The Case for Steel.
Carbon gets the headlines. Aluminium gets the sales. But for a certain kind of rider building a certain kind of bike, steel remains the only honest answer.
Published
2024-04-10
Read time
5 min read
Why Steel Refuses to Die
Every few years, someone writes the obituary for steel as a frame material. Carbon is lighter. Aluminium is cheaper. And yet steel persists — in the workshops of small builders, in the garages of serious randoneurs, in the hands of riders who have tried everything else and come back.
The reason is simple and difficult to quantify: steel rides differently. The material has a natural compliance in the vertical axis that no amount of carbon fibre layup engineering has quite replicated. It is not a soft ride. It is a responsive one.
The Engineering Behind the Feel
Chromoly steel — specifically 4130 and its double-butted variants — has a strength-to-weight ratio that surprises people who haven't looked at the numbers. A well-designed steel frame can be built to within 200 grams of an equivalent aluminium one. The weight penalty is real but small. The ride quality difference is also real and significant.
Steel tubes flex. Not visibly, not catastrophically — but microscopically, across the length of the chainstay and the seatstay, the material absorbs energy that would otherwise travel up through the saddle and into the rider's spine over eight hours on rough roads.
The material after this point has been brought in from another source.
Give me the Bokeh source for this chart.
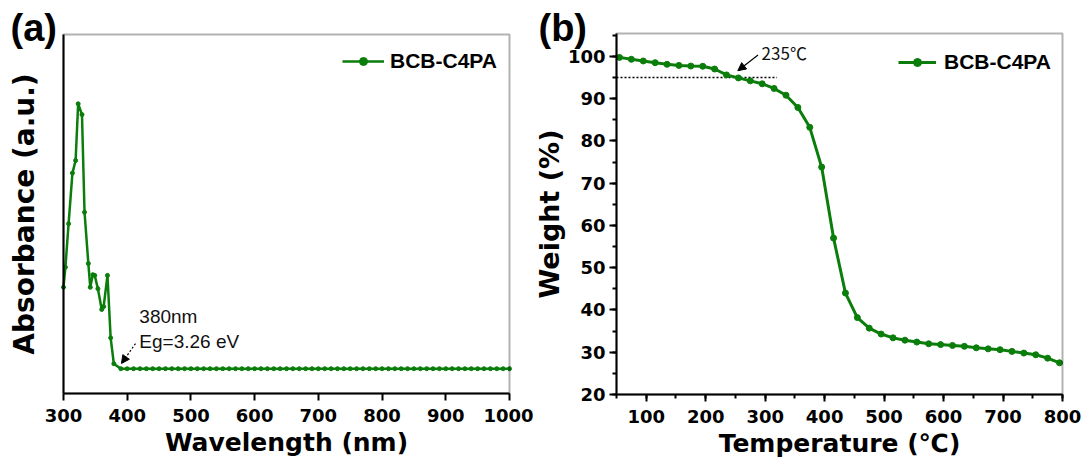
from bokeh.embed import file_html
from bokeh.layouts import row
from bokeh.models import (Arrow, BoxAnnotation, FixedTicker, Label, Legend, LegendItem,
                          LinearAxis, NormalHead, Range1d, SingleIntervalTicker)
from bokeh.plotting import figure
from bokeh.resources import INLINE

GREEN = "#0a7d0a"
FONT = "Liberation Sans"
WIDE_FONT = "DejaVu Sans"
CJK_FONT = "Noto Sans CJK SC"

# (a) UV-vis absorption spectrum of BCB-C4PA
wavelength = [300, 303, 308, 314, 319, 323, 329, 333, 339, 342, 346, 349, 354, 360, 363, 369, 374, 379,
              390, 400, 410, 420, 430, 440, 450, 460, 470, 480, 490, 500, 510, 520, 530, 540, 550,
              560, 570, 580, 590, 600, 610, 620, 630, 640, 650, 660, 670, 680, 690, 700, 710, 720,
              730, 740, 750, 760, 770, 780, 790, 800, 810, 820, 830, 840, 850, 860, 870, 880, 890,
              900, 910, 920, 930, 940, 950, 960, 970, 980, 990, 1000]
absorbance = [0.296, 0.352, 0.473, 0.614, 0.649, 0.807, 0.777, 0.505, 0.362, 0.296, 0.331, 0.329,
              0.292, 0.234, 0.242, 0.329, 0.155, 0.083,
              0.069, 0.069, 0.069, 0.069, 0.069, 0.069, 0.069, 0.069, 0.069, 0.069, 0.069, 0.069,
              0.069, 0.069, 0.069, 0.069, 0.069, 0.069, 0.069, 0.069, 0.069, 0.069, 0.069, 0.069,
              0.069, 0.069, 0.069, 0.069, 0.069, 0.069, 0.069, 0.069, 0.069, 0.069, 0.069, 0.069,
              0.069, 0.069, 0.069, 0.069, 0.069, 0.069, 0.069, 0.069, 0.069, 0.069, 0.069, 0.069,
              0.069, 0.069, 0.069, 0.069, 0.069, 0.069, 0.069, 0.069, 0.069, 0.069, 0.069, 0.069,
              0.069, 0.069]

# (b) TGA curve of BCB-C4PA
temperature = [55, 75, 95, 115, 135, 155, 175, 195, 215, 235, 255, 275, 295, 315, 335, 355, 375,
               395, 415, 435, 455, 475, 495, 515, 535, 555, 575, 595, 615, 635, 655, 675, 695,
               715, 735, 755, 775, 795]
weight = [99.75, 99.3, 98.9, 98.5, 98.1, 97.85, 97.7, 97.65, 97.0, 95.6, 94.9, 94.2, 93.5, 92.4,
          90.8, 87.9, 83.2, 73.8, 57.0, 44.0, 38.2, 35.7, 34.3, 33.4, 32.85, 32.4, 32.0, 31.8,
          31.6, 31.4, 31.05, 30.8, 30.6, 30.2, 29.8, 29.4, 28.6, 27.5]

td5_temperature = 235
td5_weight = 95
gap_wavelength = 380
gap_energy = 3.26

HEIGHT = 461


class Panel:
    """A figure whose plotting box sits at fixed pixel edges inside the canvas,
    so that annotations outside the box (panel tags) stay visible."""

    def __init__(self, width, box, xlim, ylim):
        left, right, top, bottom = box
        self.xppu = (right - left) / (xlim[1] - xlim[0])
        self.yppu = (bottom - top) / (ylim[1] - ylim[0])
        self.x0 = xlim[0] - left / self.xppu
        self.y1 = ylim[1] + top / self.yppu
        xr = Range1d(self.x0, xlim[1] + (width - right) / self.xppu)
        yr = Range1d(ylim[0] - (HEIGHT - bottom) / self.yppu, self.y1)
        self.p = figure(width=width, height=HEIGHT, x_range=xr, y_range=yr, min_border=0,
                        x_axis_location=None, y_axis_location=None,
                        output_backend="svg", toolbar_location=None)
        p = self.p
        p.outline_line_color = None
        p.xgrid.visible = False
        p.ygrid.visible = False
        p.background_fill_color = "white"
        p.border_fill_color = "white"
        p.add_layout(BoxAnnotation(left=xlim[0], right=xlim[1], bottom=ylim[0], top=ylim[1],
                                   fill_alpha=0, line_color="black", line_width=2))
        self.xlim, self.ylim = xlim, ylim

    def data_x(self, px):
        return self.x0 + px / self.xppu

    def data_y(self, py):
        return self.y1 - py / self.yppu

    def axis(self, side, ticker, label, label_size, label_standoff, tick_standoff):
        loc = self.ylim[0] if side == "below" else self.xlim[0]
        bounds = self.xlim if side == "below" else self.ylim
        ax = LinearAxis(fixed_location=loc, bounds=bounds, ticker=ticker, axis_label=label)
        ax.axis_line_width = 2
        ax.axis_line_color = "black"
        ax.major_tick_line_width = 2
        ax.minor_tick_line_width = 2
        ax.major_tick_out = 7
        ax.major_tick_in = 0
        ax.minor_tick_out = 4
        ax.minor_tick_in = 0
        ax.major_label_text_font = WIDE_FONT
        ax.major_label_text_font_style = "bold"
        ax.major_label_text_font_size = "18px"
        ax.major_label_text_color = "black"
        ax.major_label_standoff = tick_standoff
        ax.axis_label_text_font = WIDE_FONT
        ax.axis_label_text_font_style = "bold"
        ax.axis_label_text_color = "black"
        ax.axis_label_text_font_size = label_size
        ax.axis_label_standoff = label_standoff
        self.p.add_layout(ax, side)
        return ax

    def legend(self, renderers, loc, glyph_w, standoff):
        self.p.add_layout(Legend(items=[LegendItem(label="BCB-C4PA", renderers=renderers)],
                                 location=loc, border_line_color=None, background_fill_alpha=0,
                                 padding=0, margin=0, spacing=0, glyph_width=glyph_w,
                                 glyph_height=20, label_standoff=standoff, label_height=20,
                                 label_text_font=FONT, label_text_font_style="bold",
                                 label_text_font_size="21px", label_text_color="black"))

    def tag(self, text, px, py):
        self.p.add_layout(Label(x=self.data_x(px), y=self.data_y(py), text=text,
                                text_font=FONT, text_font_style="bold", text_font_size="38px",
                                text_baseline="middle", text_color="black"))


# ---------- panel (a) ----------
A = Panel(533, (63, 509, 34, 393), (300, 1000), (0, 1))
pa = A.p
A.axis("below", SingleIntervalTicker(interval=100, num_minor_ticks=0),
       "Wavelength (nm)", "25px", 3, 8).minor_tick_line_color = None
ya = A.axis("left", FixedTicker(ticks=[]), "Absorbance (a.u.)", "28px", 23, 3)
ya.minor_tick_line_color = None

la = pa.line(wavelength, absorbance, line_color=GREEN, line_width=2.5)
sa = pa.scatter(wavelength, absorbance, size=4, fill_color=GREEN, line_color=GREEN)
A.legend([la, sa], (342, 388), 42, 6)

pa.add_layout(Arrow(end=NormalHead(size=8, fill_color="black", line_color="black"),
                    x_start=413, y_start=0.139, x_end=391, y_end=0.0836,
                    line_color="black", line_width=1.2, line_dash="2 2"))
pa.add_layout(Label(x=419, y=0.215, text=f"{gap_wavelength}nm", text_font=FONT,
                    text_font_size="19px", text_baseline="middle", text_color="#111111"))
pa.add_layout(Label(x=419, y=0.146, text=f"Eg={gap_energy} eV", text_font=FONT,
                    text_font_size="19px", text_baseline="middle", text_color="#111111"))
A.tag("(a)", 10, 27)

# ---------- panel (b) ----------
B = Panel(550, (83, 529, 33, 394), (50, 800), (20, 105.4))
pb = B.p
B.axis("below", SingleIntervalTicker(interval=100, num_minor_ticks=2),
       "Temperature (℃)", "25px", 3, 8)
B.axis("left", SingleIntervalTicker(interval=10, num_minor_ticks=2),
       "Weight (%)", "27px", 0, 4)

pb.line([50, 320], [td5_weight, td5_weight], line_color="black", line_width=1.5, line_dash="2 2")
lb = pb.line(temperature, weight, line_color=GREEN, line_width=3)
sb = pb.scatter(temperature, weight, size=6, fill_color=GREEN, line_color=GREEN)
B.legend([lb, sb], (365, 387), 38, 8)

pb.add_layout(Arrow(end=NormalHead(size=8, fill_color="black", line_color="black"),
                    x_start=288, y_start=100.3, x_end=td5_temperature + 19, y_end=96.6,
                    line_color="black", line_width=1.2))
pb.add_layout(Label(x=294, y=100.9, text=f"{td5_temperature}℃", text_font=CJK_FONT,
                    text_font_size="17px", text_baseline="middle", text_color="#111111"))
B.tag("(b)", 5, 27)

layout = row(pa, pb, spacing=0)
open("out.html", "w").write(file_html(layout, INLINE))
Built for Decades, Not Seasons
Steel can be repaired. A dented down tube can be straightened. A cracked weld can be re-welded. Carbon cannot offer this. When a carbon frame fails, it fails completely — and in cycling, complete failure tends to be expensive and occasionally dangerous.
The Pavé Classic and the Stray were both designed around this philosophy. We are not interested in planned obsolescence. We are interested in building bicycles that outlast the trends that surrounded them.